While I am not saying this is the entire reason for the results it is important to realize that this is a hobby for some people.

https://www.youtube.com/watch?v=yv2Pz5mYW3g

I still don’t see any real world examples, just various features and driver updates and prioritizing, someone did mention 3d movie makers, but 3d movie making could be rendering in Blender, the example that I wrote about in the first post and non-quadro cards were better at it.

So not speaking about random features, teraflops, the fact that Nvidia cares more about Quadro customers,etc, what are some real world programs that are related to more artistic 3d modeling or video editing, where Quadros actually make a difference?

I depends on the application, and the accuracy involved. View-port wire-frame rendering and double-sided polygon rendering, which you use in CAD/3D but not in games will be faster.

If you need more memory than provided by the Consumer models you will need to move to the Quadro cards too. E.G. the P6000 has 24 GB of ram.

A lot of it is market segmentation, included features and enabled features. But don’t base your beliefs off of simple benchmarks like you linked, note that the fastest single card on that list is a 780 Ti, which was probably binned for liquid nitrogen cooling, as there is no way a stock card is faster than a 1080ti.
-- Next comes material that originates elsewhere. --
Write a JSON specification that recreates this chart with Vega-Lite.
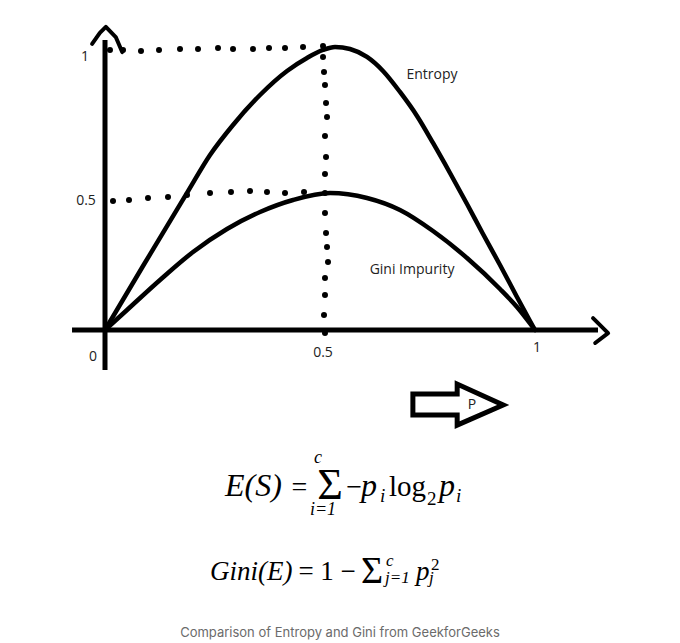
{
  "$schema": "https://vega.github.io/schema/vega-lite/v6.json",
  "width": 680,
  "height": 643,
  "autosize": {"type": "none"},
  "padding": 0,
  "background": "white",
  "config": {"view": {"stroke": null}},
  "encoding": {
    "x": {"field": "p", "type": "quantitative", "scale": {"domain": [-0.2442, 1.3372], "nice": false, "zero": false}, "axis": null},
    "y": {"field": "v", "type": "quantitative", "scale": {"domain": [-1.106, 1.166], "nice": false, "zero": false}, "axis": null}
  },
  "layer": [
    {
      "data": {"values": [
        {"p": 0.0116, "v": 0.9894}, {"p": 0.0419, "v": 0.9894}, {"p": 0.0837, "v": 0.9859}, {"p": 0.1256, "v": 0.9894},
        {"p": 0.1744, "v": 0.9929}, {"p": 0.2163, "v": 0.9929}, {"p": 0.2628, "v": 0.9965}, {"p": 0.2977, "v": 0.9929},
        {"p": 0.3442, "v": 0.9929}, {"p": 0.3814, "v": 0.9965}, {"p": 0.4186, "v": 0.9965}, {"p": 0.4605, "v": 1.0},
        {"p": 0.5070, "v": 1.0035},
        {"p": 0.0186, "v": 0.4558}, {"p": 0.0558, "v": 0.4594}, {"p": 0.1, "v": 0.4664}, {"p": 0.1465, "v": 0.4700},
        {"p": 0.1907, "v": 0.4770}, {"p": 0.2442, "v": 0.4841}, {"p": 0.2930, "v": 0.4876}, {"p": 0.3372, "v": 0.4912},
        {"p": 0.3767, "v": 0.4876}, {"p": 0.4186, "v": 0.4841}, {"p": 0.4628, "v": 0.4876}, {"p": 0.5116, "v": 0.4841},
        {"p": 0.5070, "v": 0.9647}, {"p": 0.5093, "v": 0.9117}, {"p": 0.5116, "v": 0.8657}, {"p": 0.5140, "v": 0.8021},
        {"p": 0.5163, "v": 0.7527}, {"p": 0.5116, "v": 0.6855}, {"p": 0.5140, "v": 0.6113}, {"p": 0.5116, "v": 0.5512},
        {"p": 0.5116, "v": 0.4134}, {"p": 0.5140, "v": 0.3428}, {"p": 0.5163, "v": 0.2933}, {"p": 0.5186, "v": 0.2403},
        {"p": 0.5116, "v": 0.1837}, {"p": 0.5116, "v": 0.1237}, {"p": 0.5093, "v": 0.0530}, {"p": 0.5116, "v": -0.0106}
      ]},
      "mark": {"type": "point", "filled": true, "shape": "circle", "size": 36, "color": "black", "opacity": 1}
    },
    {
      "data": {"values": [
        {"part": "xaxis", "i": 0, "p": -0.0767, "v": 0}, {"part": "xaxis", "i": 1, "p": 1.1465, "v": 0},
        {"part": "yaxis", "i": 0, "p": 0, "v": 1.0247}, {"part": "yaxis", "i": 1, "p": 0, "v": -0.1413}
      ]},
      "mark": {"type": "line", "color": "black", "strokeWidth": 5, "strokeCap": "butt"},
      "encoding": {"detail": {"field": "part"}, "order": {"field": "i"}}
    },
    {
      "data": {"values": [
        {"part": "yarrow", "i": 0, "p": -0.030, "v": 1.011}, {"part": "yarrow", "i": 1, "p": -0.012, "v": 1.050},
        {"part": "yarrow", "i": 2, "p": 0.002, "v": 1.071}, {"part": "yarrow", "i": 3, "p": 0.025, "v": 1.035},
        {"part": "yarrow", "i": 4, "p": 0.040, "v": 0.982},
        {"part": "xarrow", "i": 0, "p": 1.135, "v": 0.042}, {"part": "xarrow", "i": 1, "p": 1.170, "v": -0.011},
        {"part": "xarrow", "i": 2, "p": 1.140, "v": -0.046}
      ]},
      "mark": {"type": "line", "color": "black", "strokeWidth": 4, "strokeJoin": "round", "strokeCap": "round"},
      "encoding": {"detail": {"field": "part"}, "order": {"field": "i"}}
    },
    {
      "data": {"values": [
        {"part": "block", "i": 0, "p": 0.716, "v": -0.226}, {"part": "block", "i": 1, "p": 0.819, "v": -0.226},
        {"part": "block", "i": 2, "p": 0.819, "v": -0.191}, {"part": "block", "i": 3, "p": 0.926, "v": -0.265},
        {"part": "block", "i": 4, "p": 0.819, "v": -0.336}, {"part": "block", "i": 5, "p": 0.819, "v": -0.300},
        {"part": "block", "i": 6, "p": 0.716, "v": -0.300}, {"part": "block", "i": 7, "p": 0.716, "v": -0.226}
      ]},
      "mark": {"type": "line", "color": "black", "strokeWidth": 5, "strokeJoin": "miter", "strokeCap": "square"},
      "encoding": {"detail": {"field": "part"}, "order": {"field": "i"}}
    },
    {
      "data": {"values": [
        {"series": "Entropy", "p": 0, "v": 0}, {"series": "Entropy", "p": 0.0884, "v": 0.2261},
        {"series": "Entropy", "p": 0.1907, "v": 0.4841}, {"series": "Entropy", "p": 0.2442, "v": 0.6184},
        {"series": "Entropy", "p": 0.2977, "v": 0.7244}, {"series": "Entropy", "p": 0.3605, "v": 0.8304},
        {"series": "Entropy", "p": 0.4233, "v": 0.9152}, {"series": "Entropy", "p": 0.4698, "v": 0.9611},
        {"series": "Entropy", "p": 0.5070, "v": 0.9894}, {"series": "Entropy", "p": 0.5349, "v": 1.0},
        {"series": "Entropy", "p": 0.5698, "v": 0.9929}, {"series": "Entropy", "p": 0.6093, "v": 0.9647},
        {"series": "Entropy", "p": 0.6465, "v": 0.9152}, {"series": "Entropy", "p": 0.6860, "v": 0.8410},
        {"series": "Entropy", "p": 0.7256, "v": 0.7562}, {"series": "Entropy", "p": 0.7628, "v": 0.6608},
        {"series": "Entropy", "p": 0.8023, "v": 0.5548}, {"series": "Entropy", "p": 0.8419, "v": 0.4452},
        {"series": "Entropy", "p": 0.8791, "v": 0.3392}, {"series": "Entropy", "p": 0.9186, "v": 0.2297},
        {"series": "Entropy", "p": 0.9581, "v": 0.1166}, {"series": "Entropy", "p": 0.9884, "v": 0.0318},
        {"series": "Entropy", "p": 1.0, "v": 0},
        {"series": "Gini", "p": 0, "v": 0}, {"series": "Gini", "p": 0.0512, "v": 0.0707},
        {"series": "Gini", "p": 0.1279, "v": 0.1767}, {"series": "Gini", "p": 0.2047, "v": 0.2756},
        {"series": "Gini", "p": 0.2837, "v": 0.3569}, {"series": "Gini", "p": 0.3605, "v": 0.4170},
        {"series": "Gini", "p": 0.4372, "v": 0.4594}, {"series": "Gini", "p": 0.5233, "v": 0.4841},
        {"series": "Gini", "p": 0.6093, "v": 0.4664}, {"series": "Gini", "p": 0.6860, "v": 0.4240},
        {"series": "Gini", "p": 0.7628, "v": 0.3498}, {"series": "Gini", "p": 0.8419, "v": 0.2544},
        {"series": "Gini", "p": 0.9186, "v": 0.1449}, {"series": "Gini", "p": 0.9581, "v": 0.0813},
        {"series": "Gini", "p": 1.0, "v": 0}
      ]},
      "mark": {"type": "line", "color": "black", "strokeWidth": 4.5, "interpolate": "monotone", "strokeCap": "round"},
      "encoding": {"detail": {"field": "series"}}
    },
    {
      "data": {"values": [
        {"t": "1", "p": -0.0465, "v": 0.9647},
        {"t": "0.5", "p": -0.0442, "v": 0.4558},
        {"t": "0", "p": -0.0279, "v": -0.0954},
        {"t": "0.5", "p": 0.5070, "v": -0.0813},
        {"t": "1", "p": 1.0047, "v": -0.0636},
        {"t": "Entropy", "p": 0.7605, "v": 0.9011},
        {"t": "Gini Impurity", "p": 0.7140, "v": 0.2120},
        {"t": "P", "p": 0.8535, "v": -0.2650}
      ]},
      "mark": {"type": "text", "font": "Open Sans", "fontSize": 14, "color": "#222222", "align": "center", "baseline": "middle"},
      "encoding": {"text": {"field": "t"}}
    },
    {
      "data": {"values": [
        {"t": "E(S)", "p": 0.2791, "v": -0.5866},
        {"t": "p", "p": 0.5953, "v": -0.5866},
        {"t": "p", "p": 0.7767, "v": -0.5866}
      ]},
      "mark": {"type": "text", "font": "Liberation Serif", "fontStyle": "italic", "fontSize": 32, "color": "black", "align": "left", "baseline": "alphabetic"},
      "encoding": {"text": {"field": "t"}}
    },
    {
      "data": {"values": [
        {"t": "=", "p": 0.4523, "v": -0.5866},
        {"t": "\u2212", "p": 0.5791, "v": -0.5866}
      ]},
      "mark": {"type": "text", "font": "Liberation Serif", "fontSize": 28, "color": "black", "align": "center", "baseline": "alphabetic"},
      "encoding": {"text": {"field": "t"}}
    },
    {
      "data": {"values": [
        {"t": "log", "p": 0.6605, "v": -0.5866}
      ]},
      "mark": {"type": "text", "font": "Liberation Serif", "fontSize": 29, "color": "black", "align": "left", "baseline": "alphabetic"},
      "encoding": {"text": {"field": "t"}}
    },
    {
      "data": {"values": [
        {"t": "\u03a3", "p": 0.5233, "v": -0.5972}
      ]},
      "mark": {"type": "text", "font": "Liberation Serif", "fontSize": 44, "color": "black", "align": "center", "baseline": "alphabetic"},
      "encoding": {"text": {"field": "t"}}
    },
    {
      "data": {"values": [
        {"t": "c", "p": 0.4953, "v": -0.4700},
        {"t": "i=1", "p": 0.5070, "v": -0.6537}
      ]},
      "mark": {"type": "text", "font": "Liberation Serif", "fontStyle": "italic", "fontSize": 18, "color": "black", "align": "center", "baseline": "alphabetic"},
      "encoding": {"text": {"field": "t"}}
    },
    {
      "data": {"values": [
        {"t": "i", "p": 0.6395, "v": -0.6078},
        {"t": "i", "p": 0.8163, "v": -0.6078}
      ]},
      "mark": {"type": "text", "font": "Liberation Serif", "fontStyle": "italic", "fontSize": 19, "color": "black", "align": "left", "baseline": "alphabetic"},
      "encoding": {"text": {"field": "t"}}
    },
    {
      "data": {"values": [
        {"t": "2", "p": 0.7488, "v": -0.6184}
      ]},
      "mark": {"type": "text", "font": "Liberation Serif", "fontSize": 19, "color": "black", "align": "left", "baseline": "alphabetic"},
      "encoding": {"text": {"field": "t"}}
    },
    {
      "data": {"values": [
        {"t": "Gini(E)", "p": 0.2442, "v": -0.8834},
        {"t": "p", "p": 0.7233, "v": -0.8834}
      ]},
      "mark": {"type": "text", "font": "Liberation Serif", "fontStyle": "italic", "fontSize": 27, "color": "black", "align": "left", "baseline": "alphabetic"},
      "encoding": {"text": {"field": "t"}}
    },
    {
      "data": {"values": [
        {"t": "=", "p": 0.4674, "v": -0.8834},
        {"t": "1", "p": 0.5163, "v": -0.8834},
        {"t": "\u2212", "p": 0.5651, "v": -0.8834}
      ]},
      "mark": {"type": "text", "font": "Liberation Serif", "fontSize": 27, "color": "black", "align": "center", "baseline": "alphabetic"},
      "encoding": {"text": {"field": "t"}}
    },
    {
      "data": {"values": [
        {"t": "\u03a3", "p": 0.5953, "v": -0.8940}
      ]},
      "mark": {"type": "text", "font": "Liberation Serif", "fontSize": 38, "color": "black", "align": "left", "baseline": "alphabetic"},
      "encoding": {"text": {"field": "t"}}
    },
    {
      "data": {"values": [
        {"t": "c", "p": 0.6535, "v": -0.8339},
        {"t": "j=1", "p": 0.6512, "v": -0.8940},
        {"t": "j", "p": 0.7535, "v": -0.8940}
      ]},
      "mark": {"type": "text", "font": "Liberation Serif", "fontStyle": "italic", "fontSize": 17, "color": "black", "align": "left", "baseline": "alphabetic"},
      "encoding": {"text": {"field": "t"}}
    },
    {
      "data": {"values": [
        {"t": "2", "p": 0.7581, "v": -0.8481}
      ]},
      "mark": {"type": "text", "font": "Liberation Serif", "fontSize": 17, "color": "black", "align": "left", "baseline": "alphabetic"},
      "encoding": {"text": {"field": "t"}}
    },
    {
      "data": {"values": [
        {"t": "Comparison of Entropy and Gini from GeekforGeeks", "p": 0.5465, "v": -1.0707}
      ]},
      "mark": {"type": "text", "font": "Inter", "fontSize": 13, "color": "#6b6b6b", "align": "center", "baseline": "middle"},
      "encoding": {"text": {"field": "t"}}
    }
  ]
}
Sometimes you need lots of monitors stitched together, which requires Quadro, sometimes you need more that 256 shades of a color to prevent banding which requires 10 bit color and quadro, sometimes you need to edit 8K video which needs more memory.

The example you provided was at low resolution, low color depth and didn’t use much ram. But it is probably a good rule that if you don’t know why someone would need a feature that is only sold in the Quadro line that you probably don’t need one.

You will know, or at least your wallet will when you run into those limitations.